Elizabeth Ann Seton is a saint for our social and familial times

Today’s feastday brings us to St. Elizabeth Ann Seton, or “Mother Seton” as she is also known. Over at the site for her National Shrine, I argue that he is very much someone we moderns can turn to for spiritual companionship in 2019:

How relatable is St. Elizabeth Ann to our lives and our times? Well, she’s a woman whose life pitched her from wealth to poverty, from a deliriously happy marriage to young widowhood. From a world full of social connections — she would have been a huge draw on Facebook and Twitter — to a social reject. As a child she lived uneasily in a troubled “blended family” before such things were common and she suffered there enough to contemplate overdosing on an opiate (laudanum) to escape.

Before Elizabeth Ann became the spiritual mother of many, she was a single parent raising five children and scrambling to find respectable work to support them. She raised her children with great joy but grieved for the two teenaged ones she had to bury.

Baptized into the Anglican tradition, Elizabeth Ann’s relationship with God was forged in her youth, her prayers informed by Scripture and her instinct for lectio divina. Her encounters with the Word created a hunger for the Word Made Flesh, and fervor for the Real Presence brought her into full communion with the Catholic Church.

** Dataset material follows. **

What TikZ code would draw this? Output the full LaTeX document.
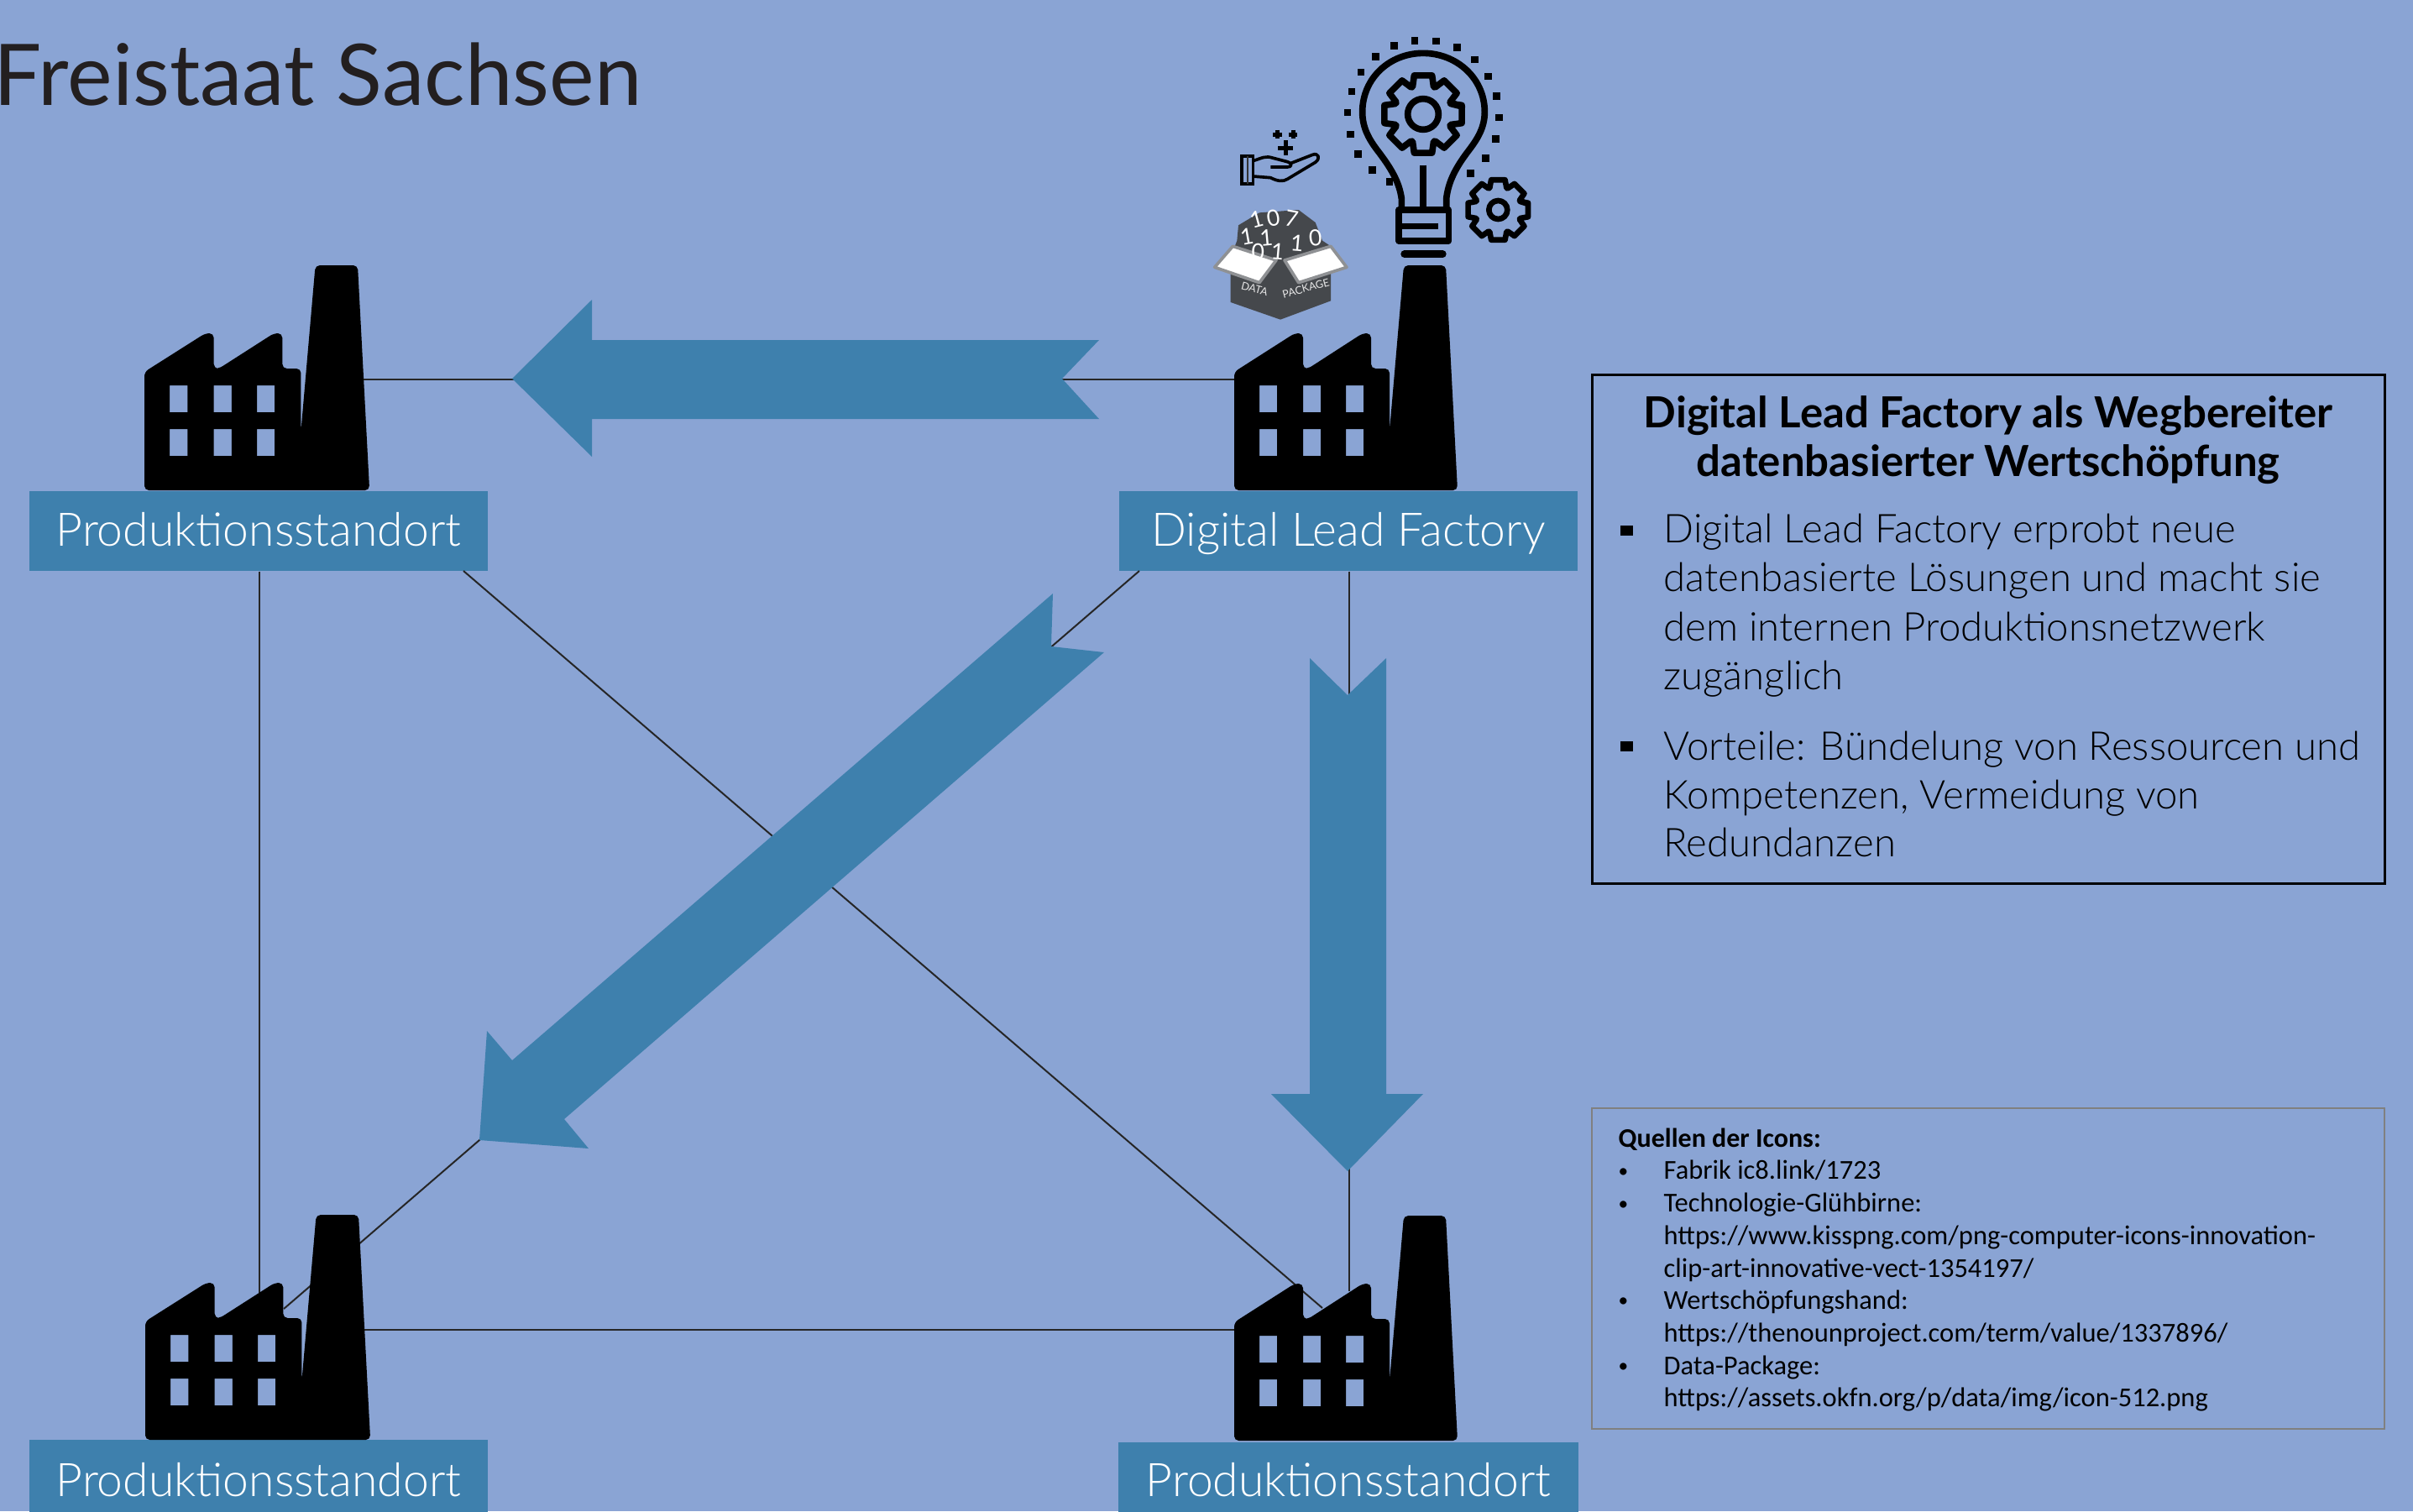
\documentclass[tikz,border=0pt]{standalone}
\usepackage{fontspec}
\setmainfont{Lato}[UprightFont=* Light, BoldFont=* Bold]
\newfontfamily\regfont{Lato}
\newfontfamily\calfont{Carlito}
\usetikzlibrary{calc}
\definecolor{bgblue}{RGB}{138,164,212}
\definecolor{boxblue}{RGB}{62,128,173}
\definecolor{titleink}{RGB}{35,31,32}
\definecolor{packgray}{RGB}{69,72,76}
\tikzset{
  x=0.3pt,y=-0.3pt,
  link/.style={draw=black!85,line width=0.6pt},
  bigarrow/.style={fill=boxblue,draw=none},
  sitebox/.style={fill=boxblue,draw=none,minimum height=28.5pt,inner sep=0pt,text=white,
     font=\fontsize{16.55}{18}\selectfont,text height=11.7pt,text depth=1.2pt},
  bodytext/.style={anchor=base west,inner sep=0pt,font=\fontsize{14.2}{16}\selectfont,text=black},
  headtext/.style={anchor=base,inner sep=0pt,font=\fontsize{15.3}{18}\selectfont\bfseries,text=black},
  srctext/.style={anchor=base west,inner sep=0pt,font=\calfont\fontsize{9.75}{12}\selectfont,text=black},
  srcdot/.style={anchor=base west,inner sep=0pt,font=\calfont\fontsize{7}{9}\selectfont,text=black},
  icon/.style={draw=black,line width=2.3pt,line join=round,fill=none},
  fabrik/.pic={
    \fill[black,even odd rule,rounded corners=1.6pt]
      (0,0) -- (0,-141) -- (72,-187) -- (82,-187) -- (82,-145) -- (88,-145) -- (153,-187) -- (163,-187)
      -- (163,-145) -- (185,-145) -- (185,-71) -- (202,-268) -- (252,-268) -- (266,0) -- cycle
      [sharp corners]
      (30,-125) rectangle (51,-93) (82,-125) rectangle (103,-93) (133,-125) rectangle (154,-93)
      (30,-73) rectangle (51,-41) (82,-73) rectangle (103,-41) (133,-73) rectangle (154,-41);
  }
}
\begin{document}
\begin{tikzpicture}
\useasboundingbox (0,0) rectangle (2874,1800);
\clip (0,0) rectangle (2874,1800);
\fill[bgblue] (0,0) rectangle (2874,1800);

% title
\node[anchor=base west,inner sep=0pt,text=titleink,font=\regfont\fontsize{30.4}{34}\selectfont] (title) at (-8,125) {Freistaat Sachsen};

% site boxes
\node[sitebox,minimum width=163.8pt] (tl) at (308,632.5) {Produktionsstandort};
\node[sitebox,minimum width=163.8pt] (dlf) at (1606,632.5) {Digital Lead Factory};
\node[sitebox,minimum width=163.8pt,minimum height=30pt] (bl) at (308,1765) {Produktionsstandort};
\node[sitebox,minimum width=164.4pt] (br) at (1606,1765) {Produktionsstandort};

% connector ends
\coordinate (tlf) at (400,452);
\coordinate (dlff) at (1500,452);
\coordinate (blfr) at (400,1584);
\coordinate (brfl) at (1500,1584);
\coordinate (blroof) at (309,1540);
\coordinate (brroof) at (1607,1538);
\coordinate (tlout) at (552,680);
\coordinate (dlfout) at (1357,680);
\coordinate (brin) at (1575,1558);
\coordinate (blin) at (338,1559);

% connectors
\draw[link] (tlf) -- (dlff);
\draw[link] (blfr) -- (brfl);
\draw[link] (tl.south) ++(1,0) -- (blroof);
\draw[link] (dlf.south) ++(1,0) -- (brroof);
\draw[link] (tlout) -- (brin);
\draw[link] (dlfout) -- (blin);

% arrows
\fill[bigarrow] (610,451) -- (705,357) -- (705,405) -- (1309,405) -- (1265,451) -- (1309,499) -- (705,499) -- (705,544) -- cycle;
\fill[bigarrow] (1605,1395) -- (1514,1303) -- (1560,1303) -- (1560,784) -- (1605,828) -- (1651,784) -- (1651,1303) -- (1695,1303) -- cycle;
\fill[bigarrow] (571,1358) -- (580,1228) -- (610,1263) -- (1254,707) -- (1252,770) -- (1315,777) -- (672,1333) -- (701,1368) -- cycle;

% factories
\pic[xscale=1.008] at (172,584) {fabrik};
\pic at (1470,584) {fabrik};
\pic[xscale=1.008] at (173,1715) {fabrik};
\pic at (1470,1716) {fabrik};

% light bulb, drawn in 3x crop coordinates
\begin{scope}[shift={(1400,20)},scale=0.33333]
  \draw[icon] (808,690) -- (808,650) .. controls (800,590) and (770,540) .. (720,475)
     .. controls (690,435) and (668,395) .. (668,340)
     .. controls (668,220) and (765,130) .. (885,130)
     .. controls (1005,130) and (1105,220) .. (1105,340)
     .. controls (1105,395) and (1080,435) .. (1050,475)
     .. controls (1000,540) and (975,590) .. (968,650) -- (968,690);
  \draw[icon] (798,690) -- (976,690) -- (976,800) -- (798,800) -- cycle;
  \draw[icon] (798,748) -- (938,748);
  \draw[icon,line width=2.4pt] (885,530) -- (885,690);
  \draw[icon,line cap=round,line width=2.6pt] (818,848) -- (955,848);
  \foreach \dx/\dy in {855/85,932/87,1007/110,1070/153,1118/213,1148/283,1157/360,1145/436,1108/505,1055/560,
      782/103,715/142,663/198,630/267,615/342,625/420,653/490,703/548,765/590}
    \fill[black] (\dx-13,\dy-13) rectangle (\dx+13,\dy+13);
  \begin{scope}[shift={(885,348)}]
    \draw[icon] (-11:142) \foreach \a in {0,45,...,315} { -- (\a-21:105) -- (\a-13:142) -- (\a+13:142) -- (\a+21:105) } -- cycle;
    \draw[icon] (0,0) circle[radius=55];
  \end{scope}
  \begin{scope}[shift={(1153,690)}]
    \draw[icon,line width=2pt] (-11:110) \foreach \a in {0,45,...,315} { -- (\a-21:84) -- (\a-13:110) -- (\a+13:110) -- (\a+21:84) } -- cycle;
    \draw[icon,line width=2pt] (0,0) circle[radius=33];
  \end{scope}

  % hand
  \draw[draw=black,line width=1.1pt,fill=none] (237,497) rectangle (277,597);
  \fill[black!80] (254,497) rectangle (262,597);
  \draw[draw=black,line width=1.1pt,line join=round]
     (277,515) .. controls (310,505) and (320,495) .. (350,505) -- (400,518)
     .. controls (420,525) and (415,537) .. (400,537) -- (340,537);
  \draw[draw=black,line width=1.1pt,line join=round]
     (408,525) -- (490,493) .. controls (510,485) and (520,505) .. (500,520) -- (400,580)
     .. controls (385,590) and (365,588) .. (340,575) -- (277,570);
  \foreach \px/\py/\ps in {365/420/16,420/420/16,393/468/26}
    \draw[black,line width=1.5pt] (\px-\ps,\py) -- (\px+\ps,\py) (\px,\py-\ps) -- (\px,\py+\ps);

  % data package
  \fill[packgray] (225,745) -- (300,700) -- (440,690) -- (500,735) -- (525,800) -- (555,820) -- (555,1015) -- (375,1082) -- (197,1020) -- (197,860) -- (220,800) -- cycle;
  \draw[draw=packgray!60,line width=1.1pt,fill=white,line join=round] (205,820) -- (360,870) -- (300,950) -- (140,895) -- cycle;
  \draw[draw=packgray!60,line width=1.1pt,fill=white,line join=round] (390,870) -- (555,820) -- (612,895) -- (440,950) -- cycle;
  \foreach \tx/\ty/\tr/\tt [count=\ti] in {290/725/15/1,350/720/10/0,415/722/-10/7,255/785/10/1,325/790/5/1,
      295/840/0/0,365/840/-5/1,435/810/-5/1,500/790/5/0}
    \node[text=white,inner sep=0pt,font=\regfont\fontsize{8}{9}\selectfont,rotate=\tr] (digit\ti) at (\tx,\ty) {\tt};
  \node[text=black!10,inner sep=0pt,font=\regfont\fontsize{3.8}{4}\selectfont,rotate=-15] (pdata) at (283,972) {DATA};
  \node[text=black!10,inner sep=0pt,font=\regfont\fontsize{3.8}{4}\selectfont,rotate=15] (ppack) at (466,970) {PACKAGE};
\end{scope}

% main panel
\draw[black,line width=0.9pt] (1896,446) rectangle (2840,1052);
\node[headtext] (h1) at (2368,509) {Digital Lead Factory als Wegbereiter};
\node[headtext] (h2) at (2368,567) {datenbasierter Wertschöpfung};
\fill[black] (1930,626) rectangle (1945,638);
\fill[black] (1930,883) rectangle (1945,895);
\node[bodytext] (b1) at (1981,646) {Digital Lead Factory erprobt neue};
\node[bodytext] (b2) at (1981,704) {datenbasierte Lösungen und macht sie};
\node[bodytext] (b3) at (1981,763) {dem internen Produktionsnetzwerk};
\node[bodytext] (b4) at (1981,821) {zugänglich};
\node[bodytext] (b5) at (1981,905) {Vorteile: Bündelung von Ressourcen und};
\node[bodytext] (b6) at (1981,963) {Kompetenzen, Vermeidung von};
\node[bodytext] (b7) at (1981,1020) {Redundanzen};

% sources panel
\draw[black!50,line width=0.7pt] (1896,1320) rectangle (2840,1702);
\node[srctext,font=\calfont\bfseries\fontsize{9.6}{12}\selectfont] (s0) at (1927,1366) {Quellen der Icons:};
\node[srcdot] (d1) at (1927,1402) {•};
\node[srcdot] (d2) at (1927,1441) {•};
\node[srcdot] (d3) at (1927,1556) {•};
\node[srcdot] (d4) at (1927,1634) {•};
\node[srctext] (s1) at (1981,1404) {Fabrik ic8.link/1723};
\node[srctext] (s2) at (1981,1443) {Technologie-Glühbirne:};
\node[srctext] (s3) at (1981,1482) {https://www.kisspng.com/png-computer-icons-innovation-};
\node[srctext] (s4) at (1981,1521) {clip-art-innovative-vect-1354197/};
\node[srctext] (s5) at (1981,1559) {Wertschöpfungshand:};
\node[srctext] (s6) at (1981,1598) {https://thenounproject.com/term/value/1337896/};
\node[srctext] (s7) at (1981,1637) {Data-Package:};
\node[srctext] (s8) at (1981,1675) {https://assets.okfn.org/p/data/img/icon-512.png};
\end{tikzpicture}
\end{document}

Her habit of seeing the hand of Providence in all things made the subsequent rejection by her family seem a bearable turn within the trustworthy plans of God. “If [something] succeeds, I bless God, if it does not succeed …I bless God, because then it will be right that things should not succeed.” (Collected Writings, 362)

The more I am learning about her, the more I am loving her (as is the usual case with saints and with ordinary folk. As St. Catherine of Siena wrote, “love begins with knowledge”).

The National Shrine looks gorgeous! I’m thinking of making springtime visit, myself.